Project HOTSPOT has completed three drill holes. The Kimama site located along the central volcanic axis of the SRP; the Kimberly site located near the margin of the central plain; the Mountain Home site located in the western plain. We report here on our initial petrography and geochemical results for Kimberly site.

Kimberly drilling reached a total depth of 1958m. This deep hole is dominated by massive rhyolite lava and welded ash flow tuffs, with basalt/sediment intercalations at 241m to 424m depth, and thin altered ash interbeds around 610m depth.

Our data includes the 33m upper basaltic flow encountered at 230m downhole and the 65m lower basaltic flow encountered at 300m downhole. The flows are separated by 15m of sediments.

Thin sections showed the basalts contain equigranular textures consisting of olivines, plagioclases, clinopyroxenes, and oxides. Preliminary phase compositions based on electron mircoprobe and SEM results indicate the olivines’ Fo range of 74.7 to 47.4. Some olivines show an increase in Fa component going from the core to the rim of an individual crystals. Plagioclase An ranges from 76.6 to 53.2 with little to no zonation. Clinopyroxene endmembers (Wo En Fs) range from Wo9.6 En56.4 Fs34.0 to Wo45.2 En35.6 Fs19.1. The clinopyroxenes are found as groundmass only phases. Oxides compositions are that of mostly ilmenite.
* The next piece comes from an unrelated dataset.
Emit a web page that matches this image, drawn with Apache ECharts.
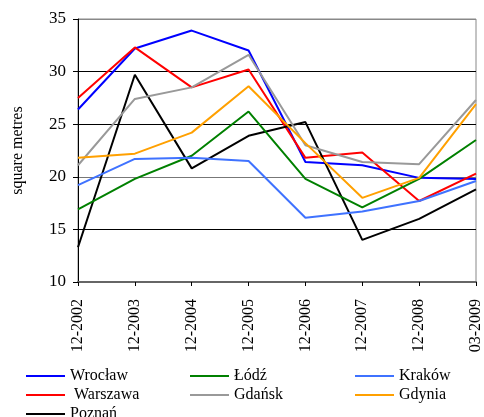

Whole rock major element compositions shows the upper basalt flow has a limited Mg# range of 49.4 – 56.9, wt% SiO2 46.2-48.0, wt% TiO2 2.1-2.8, and wt% P2O5 0.06-0.45. The lower basalt flow has a wider Mg# range of 47.7 -62.6, wt% SiO2 46.6-49.5, wt% TiO2 1.55-3.08, and wt% P2O5 0.03-0.25. Major elements suggest that the lower basalt flow has undergone crystal fractionation while the upper basalt flow has undergone little if any crystal fractionation. Very preliminary REE data suggests that both the upper and lower basalt flows are LREE enriched.